### WRITTEN TASK
Would you transcribe the listing that follows, character for character, and omit its images?

»»

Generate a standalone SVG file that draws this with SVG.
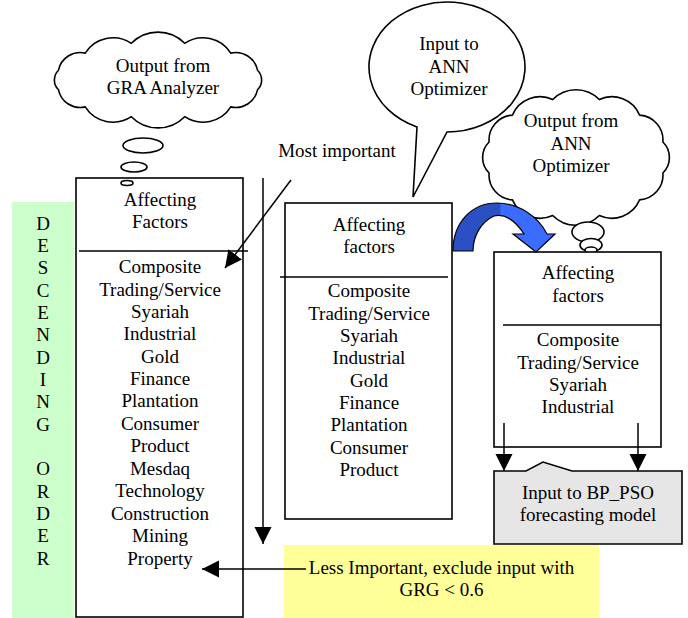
<svg xmlns="http://www.w3.org/2000/svg" width="688" height="618" viewBox="0 0 688 618">
<style>
text{font-family:"Liberation Serif","Times New Roman",serif;font-size:19px;fill:#000;text-anchor:middle}
.box{fill:#fff;stroke:#000;stroke-width:1.6}
.ln{fill:none;stroke:#000;stroke-width:1.5}
.bub{fill:#fff;stroke:#000;stroke-width:1.6}
</style>
<defs>
<marker id="ah" viewBox="0 0 10 10" refX="10" refY="5" markerUnits="userSpaceOnUse" markerWidth="17" markerHeight="18" orient="auto">
<path d="M0,0 L10,5 L0,10 z" fill="#000"/>
</marker>
<linearGradient id="blue" x1="453" y1="0" x2="555" y2="0" gradientUnits="userSpaceOnUse">
<stop offset="0" stop-color="#2a50c4"/>
<stop offset="0.46" stop-color="#2a50c4"/>
<stop offset="0.47" stop-color="#3a6cff"/>
<stop offset="1" stop-color="#3a6cff"/>
</linearGradient>
</defs>

<g id="descending-order">
<rect x="12" y="202" width="62" height="416" fill="#ccffcc"/>
<text x="43" y="229.5">D</text>
<text x="43" y="252">E</text>
<text x="43" y="274">S</text>
<text x="43" y="296.5">C</text>
<text x="43" y="319">E</text>
<text x="43" y="341">N</text>
<text x="43" y="363.5">D</text>
<text x="43" y="386">I</text>
<text x="43" y="408">N</text>
<text x="43" y="430.5">G</text>
<text x="43" y="475">O</text>
<text x="43" y="497.5">R</text>
<text x="43" y="520">D</text>
<text x="43" y="542">E</text>
<text x="43" y="564.5">R</text>
</g>

<g id="gra-box">
<rect class="box" x="76" y="178" width="167" height="439"/>
<line class="ln" x1="79" y1="251" x2="248" y2="251"/>
<text x="160" y="206">Affecting</text>
<text x="160" y="228">Factors</text>
<text x="160" y="273">Composite</text>
<text x="160" y="295.5">Trading/Service</text>
<text x="160" y="318">Syariah</text>
<text x="160" y="340">Industrial</text>
<text x="160" y="362.5">Gold</text>
<text x="160" y="385">Finance</text>
<text x="160" y="407">Plantation</text>
<text x="160" y="430">Consumer</text>
<text x="160" y="452">Product</text>
<text x="160" y="475">Mesdaq</text>
<text x="160" y="497">Technology</text>
<text x="160" y="519.5">Construction</text>
<text x="160" y="542">Mining</text>
<text x="160" y="564.5">Property</text>
</g>

<g id="gra-cloud">
<path class="bub" d="M58.5,89.8 A13.7,13.7 0 0 1 58.5,70.2 A22.2,22.2 0 0 1 85.2,53.1 A33,33 0 0 1 131.3,43.3 A37.4,37.4 0 0 1 184.7,43.3 A33,33 0 0 1 230.8,53.1 A22.2,22.2 0 0 1 257.5,70.2 A13.7,13.7 0 0 1 257.5,89.8 A22.2,22.2 0 0 1 230.8,106.9 A33,33 0 0 1 184.7,116.7 A37.4,37.4 0 0 1 131.3,116.7 A33,33 0 0 1 85.2,106.9 A22.2,22.2 0 0 1 58.5,89.8 Z"/>
<text x="163" y="72">Output from</text>
<text x="163" y="94">GRA Analyzer</text>
<ellipse class="bub" cx="143" cy="145.5" rx="20" ry="7.5"/>
<ellipse class="bub" cx="134" cy="167" rx="13" ry="5"/>
<ellipse class="bub" cx="127" cy="183" rx="6" ry="2.5"/>
</g>

<g id="most-important">
<text x="337" y="157">Most important</text>
</g>

<g id="ann-input-bubble">
<path class="bub" d="M417,127 A78,65 0 1 1 447,132 L413,197 Z"/>
<text x="449" y="50">Input to</text>
<text x="449" y="73">ANN</text>
<text x="449" y="95">Optimizer</text>
</g>

<g id="ann-box">
<rect class="box" x="285" y="203" width="167" height="316"/>
<line class="ln" x1="280" y1="277" x2="448" y2="277"/>
<text x="369" y="231">Affecting</text>
<text x="369" y="253">factors</text>
<text x="369" y="297">Composite</text>
<text x="369" y="319.5">Trading/Service</text>
<text x="369" y="342">Syariah</text>
<text x="369" y="364">Industrial</text>
<text x="369" y="386.5">Gold</text>
<text x="369" y="409">Finance</text>
<text x="369" y="431">Plantation</text>
<text x="369" y="453.5">Consumer</text>
<text x="369" y="476">Product</text>
</g>

<g id="ann-cloud">
<path class="bub" d="M489.1,173 A21.7,21.7 0 0 1 489.1,142 A24.9,24.9 0 0 1 512.4,115.1 A30.2,30.2 0 0 1 552.7,99.5 A32.6,32.6 0 0 1 599.3,99.5 A30.2,30.2 0 0 1 639.6,115.1 A24.9,24.9 0 0 1 662.9,142 A21.7,21.7 0 0 1 662.9,173 A24.9,24.9 0 0 1 639.6,199.9 A30.2,30.2 0 0 1 599.3,215.5 A32.6,32.6 0 0 1 552.7,215.5 A30.2,30.2 0 0 1 512.4,199.9 A24.9,24.9 0 0 1 489.1,173 Z"/>
<text x="571" y="127">Output from</text>
<text x="571" y="149.5">ANN</text>
<text x="571" y="172">Optimizer</text>
<ellipse class="bub" cx="588" cy="232" rx="16" ry="10"/>
<ellipse class="bub" cx="591" cy="245" rx="11" ry="6.5"/>
<ellipse class="bub" cx="591" cy="250" rx="6" ry="3"/>
</g>

<g id="final-box">
<rect class="box" x="494" y="252" width="167" height="195"/>
<line class="ln" x1="503" y1="325" x2="661" y2="325"/>
<text x="578" y="279">Affecting</text>
<text x="578" y="302">factors</text>
<text x="578" y="346">Composite</text>
<text x="578" y="368.5">Trading/Service</text>
<text x="578" y="391">Syariah</text>
<text x="578" y="413">Industrial</text>
</g>

<g id="bp-pso-box">
<path d="M494,471 L526,471 L543,462 L572,471 L682,471 L682,544 L494,544 Z" fill="#e6e6e6" stroke="#000" stroke-width="1.6"/>
<text x="588" y="499">Input to BP_PSO</text>
<text x="588" y="521">forecasting model</text>
</g>

<g id="exclude-note">
<rect x="284" y="545" width="315" height="73" fill="#ffff99"/>
<text x="441.5" y="574">Less Important, exclude input with</text>
<text x="441.5" y="596">GRG &lt; 0.6</text>
</g>

<g id="connectors">
<line class="ln" x1="263" y1="178" x2="263" y2="544" marker-end="url(#ah)"/>
<line class="ln" x1="291" y1="180" x2="225" y2="268" marker-end="url(#ah)"/>
<line class="ln" x1="306" y1="569" x2="202" y2="569" marker-end="url(#ah)"/>
<line class="ln" x1="504" y1="423" x2="504" y2="471" marker-end="url(#ah)"/>
<line class="ln" x1="638" y1="423" x2="638" y2="471" marker-end="url(#ah)"/>
<path d="M453,251 C453,222 472,203 497,203 C518,203 538,216 547,234 L555,234 L536,252 L513,234 L524,234 C515,220 504,213 494,216 C481,222 473,236 473,251 Z" fill="url(#blue)" stroke="#000" stroke-width="1.2"/>
</g>
</svg>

««

### WORKED SOLUTION
Generate a standalone SVG file that draws this with SVG.
<svg xmlns="http://www.w3.org/2000/svg" width="688" height="618" viewBox="0 0 688 618">
<style>
text{font-family:"Liberation Serif","Times New Roman",serif;font-size:19px;fill:#000;text-anchor:middle}
.box{fill:#fff;stroke:#000;stroke-width:1.6}
.ln{fill:none;stroke:#000;stroke-width:1.5}
.bub{fill:#fff;stroke:#000;stroke-width:1.6}
</style>
<defs>
<marker id="ah" viewBox="0 0 10 10" refX="10" refY="5" markerUnits="userSpaceOnUse" markerWidth="17" markerHeight="18" orient="auto">
<path d="M0,0 L10,5 L0,10 z" fill="#000"/>
</marker>
<linearGradient id="blue" x1="453" y1="0" x2="555" y2="0" gradientUnits="userSpaceOnUse">
<stop offset="0" stop-color="#2a50c4"/>
<stop offset="0.46" stop-color="#2a50c4"/>
<stop offset="0.47" stop-color="#3a6cff"/>
<stop offset="1" stop-color="#3a6cff"/>
</linearGradient>
</defs>

<g id="descending-order">
<rect x="12" y="202" width="62" height="416" fill="#ccffcc"/>
<text x="43" y="229.5">D</text>
<text x="43" y="252">E</text>
<text x="43" y="274">S</text>
<text x="43" y="296.5">C</text>
<text x="43" y="319">E</text>
<text x="43" y="341">N</text>
<text x="43" y="363.5">D</text>
<text x="43" y="386">I</text>
<text x="43" y="408">N</text>
<text x="43" y="430.5">G</text>
<text x="43" y="475">O</text>
<text x="43" y="497.5">R</text>
<text x="43" y="520">D</text>
<text x="43" y="542">E</text>
<text x="43" y="564.5">R</text>
</g>

<g id="gra-box">
<rect class="box" x="76" y="178" width="167" height="439"/>
<line class="ln" x1="79" y1="251" x2="248" y2="251"/>
<text x="160" y="206">Affecting</text>
<text x="160" y="228">Factors</text>
<text x="160" y="273">Composite</text>
<text x="160" y="295.5">Trading/Service</text>
<text x="160" y="318">Syariah</text>
<text x="160" y="340">Industrial</text>
<text x="160" y="362.5">Gold</text>
<text x="160" y="385">Finance</text>
<text x="160" y="407">Plantation</text>
<text x="160" y="430">Consumer</text>
<text x="160" y="452">Product</text>
<text x="160" y="475">Mesdaq</text>
<text x="160" y="497">Technology</text>
<text x="160" y="519.5">Construction</text>
<text x="160" y="542">Mining</text>
<text x="160" y="564.5">Property</text>
</g>

<g id="gra-cloud">
<path class="bub" d="M58.5,89.8 A13.7,13.7 0 0 1 58.5,70.2 A22.2,22.2 0 0 1 85.2,53.1 A33,33 0 0 1 131.3,43.3 A37.4,37.4 0 0 1 184.7,43.3 A33,33 0 0 1 230.8,53.1 A22.2,22.2 0 0 1 257.5,70.2 A13.7,13.7 0 0 1 257.5,89.8 A22.2,22.2 0 0 1 230.8,106.9 A33,33 0 0 1 184.7,116.7 A37.4,37.4 0 0 1 131.3,116.7 A33,33 0 0 1 85.2,106.9 A22.2,22.2 0 0 1 58.5,89.8 Z"/>
<text x="163" y="72">Output from</text>
<text x="163" y="94">GRA Analyzer</text>
<ellipse class="bub" cx="143" cy="145.5" rx="20" ry="7.5"/>
<ellipse class="bub" cx="134" cy="167" rx="13" ry="5"/>
<ellipse class="bub" cx="127" cy="183" rx="6" ry="2.5"/>
</g>

<g id="most-important">
<text x="337" y="157">Most important</text>
</g>

<g id="ann-input-bubble">
<path class="bub" d="M417,127 A78,65 0 1 1 447,132 L413,197 Z"/>
<text x="449" y="50">Input to</text>
<text x="449" y="73">ANN</text>
<text x="449" y="95">Optimizer</text>
</g>

<g id="ann-box">
<rect class="box" x="285" y="203" width="167" height="316"/>
<line class="ln" x1="280" y1="277" x2="448" y2="277"/>
<text x="369" y="231">Affecting</text>
<text x="369" y="253">factors</text>
<text x="369" y="297">Composite</text>
<text x="369" y="319.5">Trading/Service</text>
<text x="369" y="342">Syariah</text>
<text x="369" y="364">Industrial</text>
<text x="369" y="386.5">Gold</text>
<text x="369" y="409">Finance</text>
<text x="369" y="431">Plantation</text>
<text x="369" y="453.5">Consumer</text>
<text x="369" y="476">Product</text>
</g>

<g id="ann-cloud">
<path class="bub" d="M489.1,173 A21.7,21.7 0 0 1 489.1,142 A24.9,24.9 0 0 1 512.4,115.1 A30.2,30.2 0 0 1 552.7,99.5 A32.6,32.6 0 0 1 599.3,99.5 A30.2,30.2 0 0 1 639.6,115.1 A24.9,24.9 0 0 1 662.9,142 A21.7,21.7 0 0 1 662.9,173 A24.9,24.9 0 0 1 639.6,199.9 A30.2,30.2 0 0 1 599.3,215.5 A32.6,32.6 0 0 1 552.7,215.5 A30.2,30.2 0 0 1 512.4,199.9 A24.9,24.9 0 0 1 489.1,173 Z"/>
<text x="571" y="127">Output from</text>
<text x="571" y="149.5">ANN</text>
<text x="571" y="172">Optimizer</text>
<ellipse class="bub" cx="588" cy="232" rx="16" ry="10"/>
<ellipse class="bub" cx="591" cy="245" rx="11" ry="6.5"/>
<ellipse class="bub" cx="591" cy="250" rx="6" ry="3"/>
</g>

<g id="final-box">
<rect class="box" x="494" y="252" width="167" height="195"/>
<line class="ln" x1="503" y1="325" x2="661" y2="325"/>
<text x="578" y="279">Affecting</text>
<text x="578" y="302">factors</text>
<text x="578" y="346">Composite</text>
<text x="578" y="368.5">Trading/Service</text>
<text x="578" y="391">Syariah</text>
<text x="578" y="413">Industrial</text>
</g>

<g id="bp-pso-box">
<path d="M494,471 L526,471 L543,462 L572,471 L682,471 L682,544 L494,544 Z" fill="#e6e6e6" stroke="#000" stroke-width="1.6"/>
<text x="588" y="499">Input to BP_PSO</text>
<text x="588" y="521">forecasting model</text>
</g>

<g id="exclude-note">
<rect x="284" y="545" width="315" height="73" fill="#ffff99"/>
<text x="441.5" y="574">Less Important, exclude input with</text>
<text x="441.5" y="596">GRG &lt; 0.6</text>
</g>

<g id="connectors">
<line class="ln" x1="263" y1="178" x2="263" y2="544" marker-end="url(#ah)"/>
<line class="ln" x1="291" y1="180" x2="225" y2="268" marker-end="url(#ah)"/>
<line class="ln" x1="306" y1="569" x2="202" y2="569" marker-end="url(#ah)"/>
<line class="ln" x1="504" y1="423" x2="504" y2="471" marker-end="url(#ah)"/>
<line class="ln" x1="638" y1="423" x2="638" y2="471" marker-end="url(#ah)"/>
<path d="M453,251 C453,222 472,203 497,203 C518,203 538,216 547,234 L555,234 L536,252 L513,234 L524,234 C515,220 504,213 494,216 C481,222 473,236 473,251 Z" fill="url(#blue)" stroke="#000" stroke-width="1.2"/>
</g>
</svg>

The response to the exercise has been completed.